I always feel like they think I'm being rude.

But that doesn't stop me.

9:32 AM  
Anonymous Anonymous said...

There's a shop here in San Diego that I don't go to anymore, because the guy behind the counter scoffed and gave me a look when I returned the pistol I was checking out with the slide locked back.

There's another shop I now go to more often, because the owner mentioned that he appreciated my proper gun handling.

11:43 AM  
Blogger Keith Walker said...

Not only do I visually check the chamber, I also stick my pinky in to feel if there is a round in there or not. I picked up that tip from XB on this blog some time ago.

If people get upset with me, I just explain that it isn't a matter of trust. It is a matter of avoiding a mistake... and ANYONE can make those.

4:26 PM  
Anonymous Anonymous said...

A couple of months ago I asked to handle a pistol on display at a local gunstore, and to my chagrin, the clerk (a pleasant middle aged gentleman who competes in IPSC) pulled the firearm out of the case, covered nearly everybody in the store (I had to move out of the way to avoid being covered by the muzzle), and handed it to me without even checking the action. Though I was taken aback, I didn't want to embarrass him or piss him off, since I wanted to purchase the pistol. However, after I inspected it I returned it to him, action open, ejection port visible to him.

7:33 PM  
Blogger Tennessee Budd said...

Amen, Xavier! I always check a weapon, and I never hand a loaded weapon to anyone else.
When I was much younger (teens), I was at a friend's house. I had my .410 with me, and he asked to see it. I said, clearly, that it was loaded. He proceeded to point it toward a spot high on one wall and squeeze the trigger! Thankfully, he didn't aim lower, as it was his parents' bedroom. He still has abysmal handling habits---and he NEVER touches any weapon of mine.

12:14 PM  
Blogger Last Chance Safari Company said...

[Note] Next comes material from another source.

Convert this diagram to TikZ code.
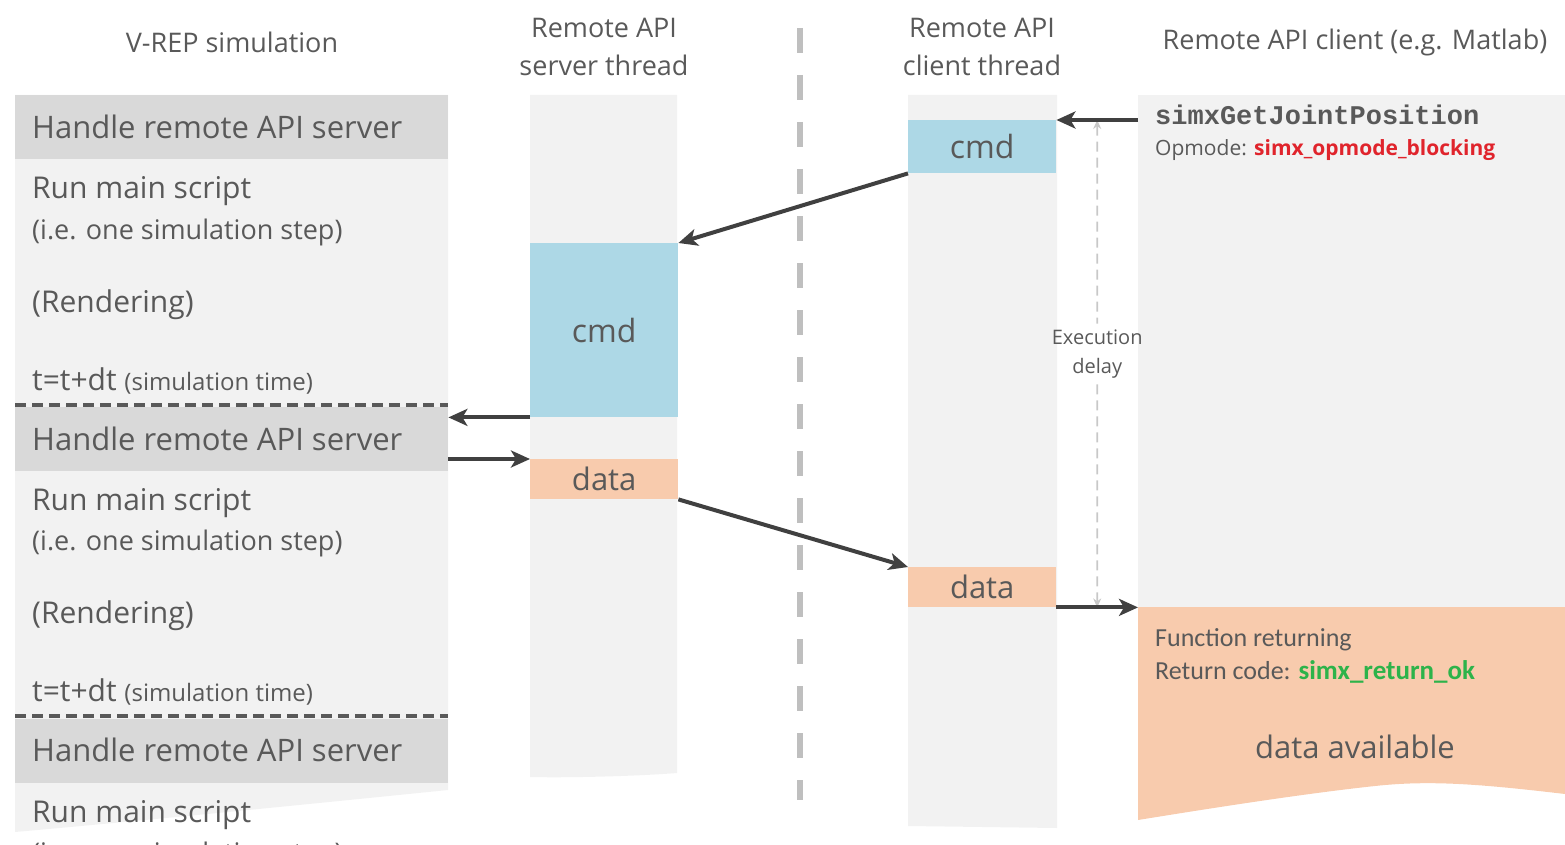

more people are hurt by an unloaded weapon than any otherr type of weapon. cycling the action and returning to "ready to fire condition for any type of weapon allows for an ND. leaving the action open not only gives me confidence that indeed the firearm is unloaded, put also allows the weapon to be handled in an inert condition, but at all times it is important to remember that the gun has no conscience, and no ambition, your safety is all about how the weapon is handled. any shit for brains two dollar clerk that has a fragile ego because I am concerned with my sfety and the safeety of everyone else in attedance, won'tget my business

2:40 PM  
Blogger R Ryan said...

My .02

I've taught my boys, that if I check the chamber, show it to them, and then hand them the weapon, the first thing I expect them to do is check the chamber again.

When it comes to firearms, no amount of caution is too much.

8:14 PM  
Anonymous Sans Authoritas said...

"If I'm going to pass a known loaded weapon to anyone, I don't care if it's Jimmy Clark or Jerry Miculek, I empty the chamber, and drop the magazine on a pistol, or dump the cylinder on a revolver."

Xavier, I would recommend dropping the mag, then clearing the chamber.